### Dataset rows:
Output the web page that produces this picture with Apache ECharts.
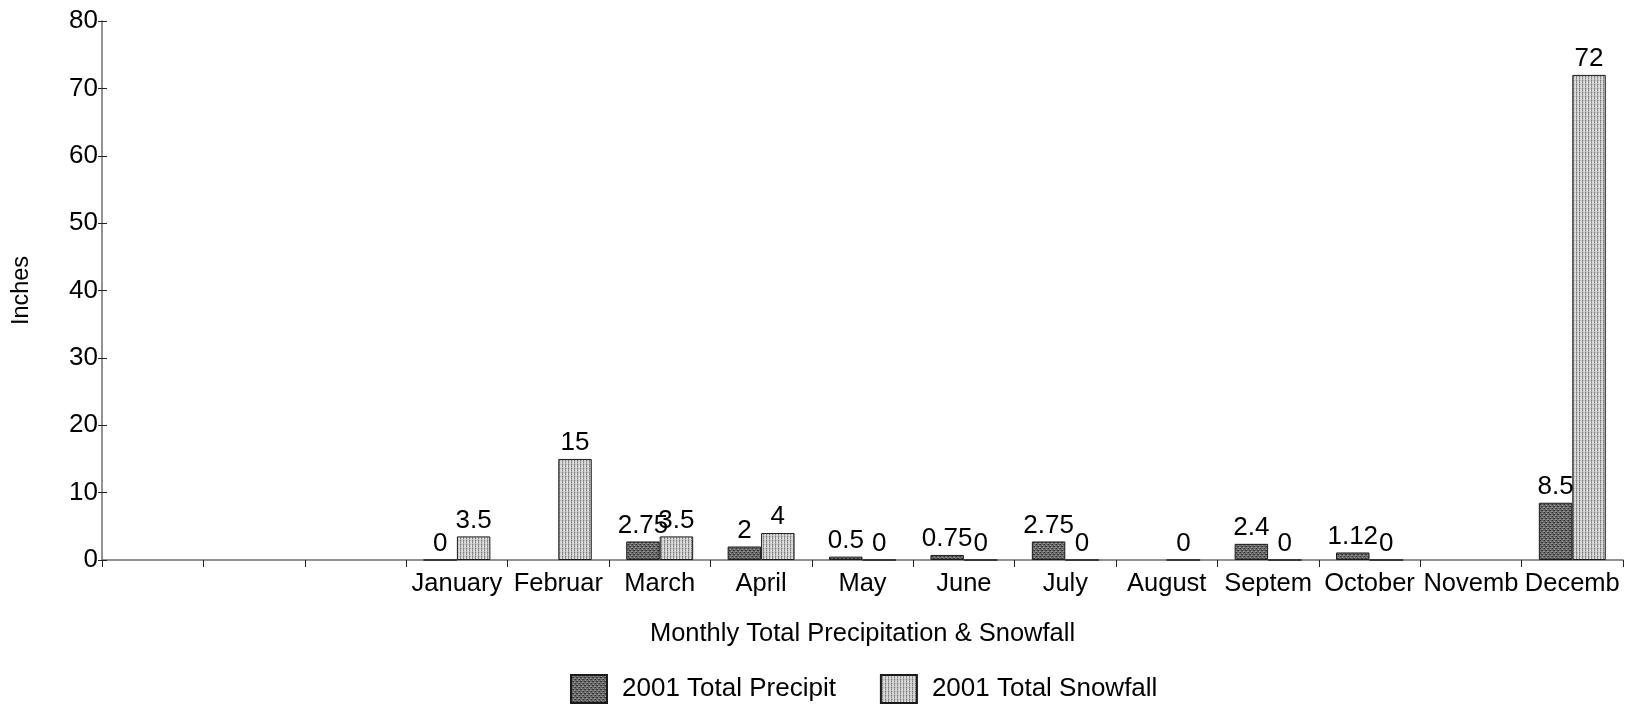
<!DOCTYPE html>
<html>
<head>
<meta charset="utf-8">
<title>Monthly Total Precipitation & Snowfall</title>
<script src="https://cdn.jsdelivr.net/npm/echarts@6/dist/echarts.min.js"></script>
<style>
  html, body { margin: 0; padding: 0; background: #fff; }
  #chart { width: 1631px; height: 706px; }
</style>
</head>
<body>
<div id="chart"></div>
<script>
// Three leading slots are left empty on the axis, then the twelve months.
const categories = ['', '', '', 'January', 'Februar', 'March', 'April', 'May', 'June',
  'July', 'August', 'Septem', 'October', 'Novemb', 'Decemb'];
const precipitation = [null, null, null, 0, null, 2.75, 2, 0.5, 0.75, 2.75, null, 2.4, 1.12, null, 8.5];
const snowfall = [null, null, null, 3.5, 15, 3.5, 4, 0, 0, 0, 0, 0, 0, null, 72];
const seriesNames = ['2001 Total Precipit', '2001 Total Snowfall'];
const yTicks = { min: 0, max: 80, interval: 10 };

const FONT = '"Liberation Sans", Arial, Helvetica, sans-serif';

// Small stippled tiles used as bar fills.
function makeTile(w, h, base, dots) {
  const c = document.createElement('canvas');
  c.width = w; c.height = h;
  const g = c.getContext('2d');
  g.fillStyle = base;
  g.fillRect(0, 0, w, h);
  dots.forEach(([x, y, col]) => { g.fillStyle = col; g.fillRect(x, y, 1, 1); });
  return c;
}
const darkTile = makeTile(4, 4, '#6a6a6a', [
  [0, 0, '#2e2e2e'], [2, 1, '#a0a0a0'], [1, 2, '#3a3a3a'], [3, 3, '#9a9a9a'],
  [3, 0, '#505050'], [0, 3, '#8a8a8a'], [2, 2, '#2a2a2a']
]);
const lightTile = makeTile(3, 4, '#d4d4d4', [
  [1, 0, '#7a7a7a'], [1, 1, '#9a9a9a'], [1, 2, '#7a7a7a'], [1, 3, '#b0b0b0'],
  [0, 2, '#eeeeee'], [2, 0, '#bcbcbc']
]);

const labelStyle = {
  show: true,
  position: 'top',
  distance: 3,
  color: '#000',
  fontFamily: FONT,
  fontSize: 26
};

const yBase = {
  type: 'value',
  min: yTicks.min,
  max: yTicks.max,
  interval: yTicks.interval,
  position: 'left',
  splitLine: { show: false }
};

const chart = echarts.init(document.getElementById('chart'), null, { renderer: 'canvas' });
chart.setOption({
  backgroundColor: '#ffffff',
  animation: false,
  textStyle: { fontFamily: FONT },
  grid: { left: 102, right: 8, top: 21, bottom: 146, containLabel: false },
  legend: {
    data: seriesNames,
    top: 674,
    left: 570,
    padding: 0,
    icon: 'rect',
    itemWidth: 36,
    itemHeight: 28,
    itemGap: 44,
    textStyle: { color: '#000', fontSize: 26, fontFamily: FONT, padding: [0, 0, 0, 10] }
  },
  xAxis: {
    type: 'category',
    data: categories,
    boundaryGap: true,
    name: 'Monthly Total Precipitation & Snowfall',
    nameLocation: 'middle',
    nameGap: 61,
    nameTextStyle: { color: '#000', fontSize: 25.5, fontFamily: FONT },
    axisLine: { show: true, lineStyle: { color: '#6f6f6f', width: 1.5 } },
    axisTick: { show: true, alignWithLabel: false, interval: 0, length: 7, lineStyle: { color: '#222' } },
    axisLabel: { interval: 0, color: '#000', fontSize: 25.5, fontFamily: FONT, margin: 11 },
    splitLine: { show: false }
  },
  yAxis: [
    Object.assign({}, yBase, {
      name: 'Inches',
      nameLocation: 'middle',
      nameRotate: 90,
      nameGap: 68,
      nameTextStyle: { color: '#000', fontSize: 23.5, fontFamily: FONT },
      axisLine: { show: true, lineStyle: { color: '#6f6f6f', width: 1.5 } },
      axisTick: { show: true, length: 4, lineStyle: { color: '#222' } },
      axisLabel: { color: '#000', fontSize: 26, fontFamily: FONT, margin: 4 }
    }),
    // inner half of the cross ticks
    Object.assign({}, yBase, {
      axisLine: { show: false },
      axisTick: { show: true, inside: true, length: 5, lineStyle: { color: '#222' } },
      axisLabel: { show: false }
    })
  ],
  series: [
    {
      name: seriesNames[0],
      type: 'bar',
      data: precipitation,
      barGap: '0%',
      barCategoryGap: '34%',
      itemStyle: {
        color: { image: darkTile, repeat: 'repeat' },
        borderColor: '#1a1a1a',
        borderWidth: 1
      },
      label: labelStyle
    },
    {
      name: seriesNames[1],
      type: 'bar',
      data: snowfall,
      barGap: '0%',
      barCategoryGap: '34%',
      itemStyle: {
        color: { image: lightTile, repeat: 'repeat' },
        borderColor: '#1a1a1a',
        borderWidth: 1
      },
      label: labelStyle
    }
  ]
});
</script>
</body>
</html>
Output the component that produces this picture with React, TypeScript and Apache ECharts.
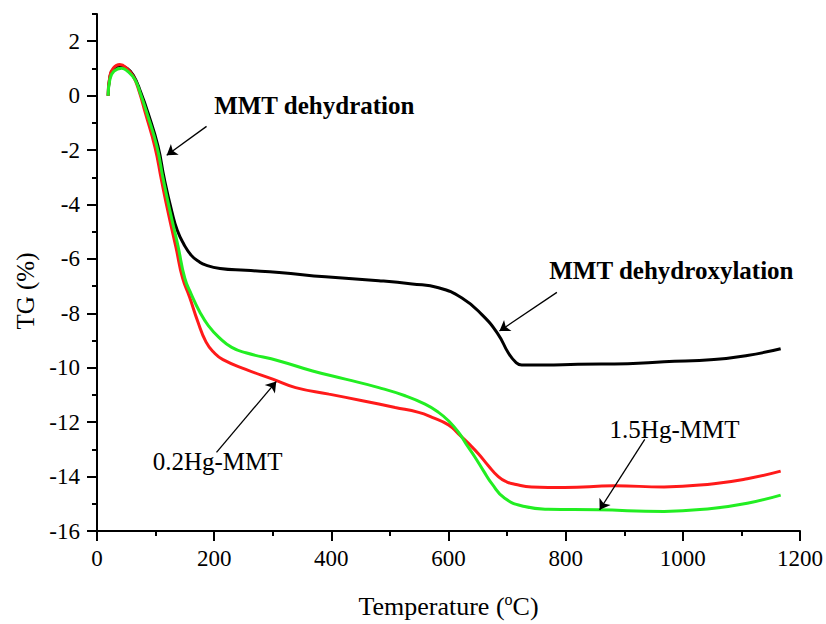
import React, { useEffect, useRef } from "react";
import * as echarts from "echarts";

// Temperature (°C) and TG (%)
const mmtT = [19, 22, 28, 39, 50, 62, 75, 87, 104, 115, 128, 137, 148, 161, 174, 186, 210, 254, 311, 390, 481, 538, 583, 623, 657, 685, 702, 715, 725, 764, 821, 906, 968, 1053, 1110, 1167];
const mmtTG = [0, 0.68, 0.98, 1.1, 1.02, 0.75, 0.1, -0.63, -1.85, -3.07, -4.28, -4.95, -5.45, -5.87, -6.1, -6.23, -6.35, -6.42, -6.5, -6.66, -6.8, -6.92, -7.06, -7.44, -8.05, -8.78, -9.45, -9.8, -9.9, -9.9, -9.87, -9.85, -9.78, -9.7, -9.55, -9.3];

const hg02T = [19, 22, 28, 39, 50, 62, 72, 82, 99, 110, 122, 135, 146, 158, 172, 186, 200, 215, 254, 300, 339, 396, 453, 509, 549, 572, 600, 617, 635, 651, 668, 685, 700, 713, 742, 798, 883, 968, 1053, 1110, 1167];
const hg02TG = [0, 0.72, 1.02, 1.14, 1.02, 0.7, 0.15, -0.6, -1.9, -3.1, -4.35, -5.6, -6.7, -7.4, -8.3, -9.05, -9.45, -9.7, -10.06, -10.42, -10.73, -10.97, -11.21, -11.46, -11.64, -11.82, -12.1, -12.43, -12.8, -13.16, -13.6, -14.0, -14.2, -14.28, -14.38, -14.4, -14.34, -14.38, -14.26, -14.08, -13.8];

const hg15T = [19, 22, 29, 42, 53, 65, 75, 85, 102, 113, 125, 138, 150, 161, 175, 190, 209, 230, 254, 311, 368, 424, 481, 526, 560, 583, 600, 617, 630, 645, 660, 674, 696, 730, 770, 855, 968, 1053, 1110, 1167];
const hg15TG = [0, 0.6, 0.9, 1.01, 0.88, 0.58, 0.02, -0.63, -1.85, -3.07, -4.28, -5.5, -6.72, -7.3, -7.93, -8.45, -8.9, -9.25, -9.45, -9.75, -10.12, -10.42, -10.73, -11.03, -11.34, -11.64, -11.95, -12.37, -12.8, -13.28, -13.8, -14.26, -14.8, -15.1, -15.2, -15.22, -15.28, -15.16, -14.98, -14.68];

const yMajorTicks = [-16, -14, -12, -10, -8, -6, -4, -2, 0, 2];

// annotations: label text, label anchor (data coords), arrow from -> to (data coords)
const labelTexts = ["MMT dehydration", "MMT dehydroxylation", "0.2Hg-MMT", "1.5Hg-MMT"];
const labelBold = [true, true, false, false];
const labelAt = [[200, -0.37], [772, -6.43], [95, -13.44], [875, -12.27]];
const arrowFrom = [[187, -1.13], [785, -7.23], [204, -13.11], [935, -12.63]];
const arrowTo = [[119, -2.19], [687, -8.65], [306, -10.51], [858, -15.22]];

const yTitle = "TG (%)";

const FONT = "'Liberation Serif', 'Times New Roman', Times, serif";

const zip = (xs: number[], ys: number[]) => xs.map((x, i) => [x, ys[i]]);

export default function App() {
  const ref = useRef<HTMLDivElement>(null);
  useEffect(() => {
    if (!ref.current) return;
    const chart = echarts.init(ref.current, null, { renderer: "svg" });
    const lineSeries = (name: string, data: number[][], color: string, extra: any = {}) => ({
      name,
      type: "line",
      data,
      showSymbol: false,
      symbol: "none",
      smooth: 0.5,
      lineStyle: { color, width: 3 },
      itemStyle: { color },
      silent: true,
      ...extra,
    });
    const option: any = {
      animation: false,
      backgroundColor: "#ffffff",
      textStyle: { fontFamily: FONT, color: "#000" },
      grid: { left: 97, right: 23, top: 14, bottom: 90, containLabel: false },
      xAxis: {
        type: "value",
        min: 0,
        max: 1200,
        interval: 200,
        name: "{t|Temperature (}{s|o}{t|C)}",
        nameLocation: "middle",
        nameGap: 60,
        nameTextStyle: {
          color: "#000",
          rich: {
            t: { fontFamily: FONT, fontSize: 26, color: "#000", lineHeight: 30 },
            s: { fontFamily: FONT, fontSize: 16, color: "#000", verticalAlign: "top", lineHeight: 30 },
          },
        },
        axisLine: { show: true, onZero: false, lineStyle: { color: "#000", width: 2 } },
        axisTick: { show: true, inside: false, length: 10, lineStyle: { color: "#000", width: 2 } },
        minorTick: { show: true, splitNumber: 2, length: 5, lineStyle: { color: "#000", width: 2 } },
        axisLabel: {
          fontFamily: FONT,
          fontSize: 23,
          color: "#000",
          margin: 16,
          formatter: (v: number) => String(v),
        },
        splitLine: { show: false },
        minorSplitLine: { show: false },
      },
      yAxis: [
        {
          type: "value",
          min: -16,
          max: 3,
          interval: 1,
          position: "left",
          axisLine: { show: true, onZero: false, lineStyle: { color: "#000", width: 2 } },
          axisTick: { show: true, inside: false, length: 5, lineStyle: { color: "#000", width: 2 } },
          axisLabel: { show: false },
          splitLine: { show: false },
        },
        {
          type: "value",
          min: -16,
          max: 3,
          interval: 2,
          position: "left",
          offset: 0,
          axisLine: { show: false, lineStyle: { color: "#000" } },
          axisTick: {
            show: true,
            inside: false,
            length: 10,
            customValues: yMajorTicks,
            lineStyle: { color: "#000", width: 2 },
          },
          axisLabel: {
            fontFamily: FONT,
            fontSize: 23,
            color: "#000",
            margin: 17,
            customValues: yMajorTicks,
            formatter: (v: number) => (v > 2.5 ? "" : String(v)),
          },
          splitLine: { show: false },
        },
      ],
      series: [
        lineSeries("MMT", zip(mmtT, mmtTG), "#000000", {
          markLine: {
            silent: true,
            symbol: ["none", "arrow"],
            symbolSize: 10,
            label: { show: false },
            lineStyle: { color: "#000", width: 1.3, type: "solid" },
            itemStyle: { color: "#000" },
            emphasis: { disabled: true },
            data: arrowFrom.map((f, i) => [
              { coord: f, symbol: "none" },
              { coord: arrowTo[i], symbol: "arrow", symbolSize: 10 },
            ]),
          },
        }),
        lineSeries("0.2Hg-MMT", zip(hg02T, hg02TG), "#ff1a1a"),
        lineSeries("1.5Hg-MMT", zip(hg15T, hg15TG), "#22ee22"),
      ],
    };
    chart.setOption(option);
    const graphics: any[] = labelTexts.map((txt, i) => {
      const p = chart.convertToPixel({ gridIndex: 0 }, labelAt[i]) as number[];
      return {
        type: "text",
        x: p[0],
        y: p[1],
        silent: true,
        style: {
          text: txt,
          fill: "#000",
          fontFamily: FONT,
          fontSize: 25,
          fontWeight: labelBold[i] ? "bold" : "normal",
          textAlign: "left",
          textVerticalAlign: "middle",
          verticalAlign: "middle",
        },
      };
    });
    graphics.push({
      type: "text",
      x: 25,
      y: 291,
      rotation: Math.PI / 2,
      silent: true,
      style: {
        text: yTitle,
        fill: "#000000",
        fontFamily: FONT,
        fontSize: 25,
        textAlign: "center",
        verticalAlign: "middle",
        textVerticalAlign: "middle",
      },
    });
    chart.setOption({ graphic: graphics });
    return () => chart.dispose();
  }, []);
  return (
    <div
      ref={ref}
      style={{ position: "fixed", left: 0, top: 0, width: 826, height: 624, background: "#fff" }}
    />
  );
}
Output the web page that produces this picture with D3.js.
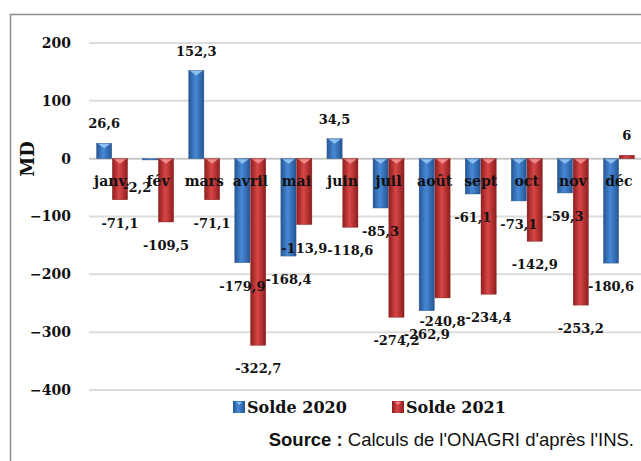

### INSTRUCTION:
Copy only what runs above from the line containing "Output the component" through the line containing "-9.7, -9.55, -9.3];", exactly. Leave out the pictures.

### EXERCISE RESULT:
Output the component that produces this picture with React, TypeScript and Apache ECharts.
import React, { useEffect, useRef } from "react";
import * as echarts from "echarts";

// Temperature (°C) and TG (%)
const mmtT = [19, 22, 28, 39, 50, 62, 75, 87, 104, 115, 128, 137, 148, 161, 174, 186, 210, 254, 311, 390, 481, 538, 583, 623, 657, 685, 702, 715, 725, 764, 821, 906, 968, 1053, 1110, 1167];
const mmtTG = [0, 0.68, 0.98, 1.1, 1.02, 0.75, 0.1, -0.63, -1.85, -3.07, -4.28, -4.95, -5.45, -5.87, -6.1, -6.23, -6.35, -6.42, -6.5, -6.66, -6.8, -6.92, -7.06, -7.44, -8.05, -8.78, -9.45, -9.8, -9.9, -9.9, -9.87, -9.85, -9.78, -9.7, -9.55, -9.3];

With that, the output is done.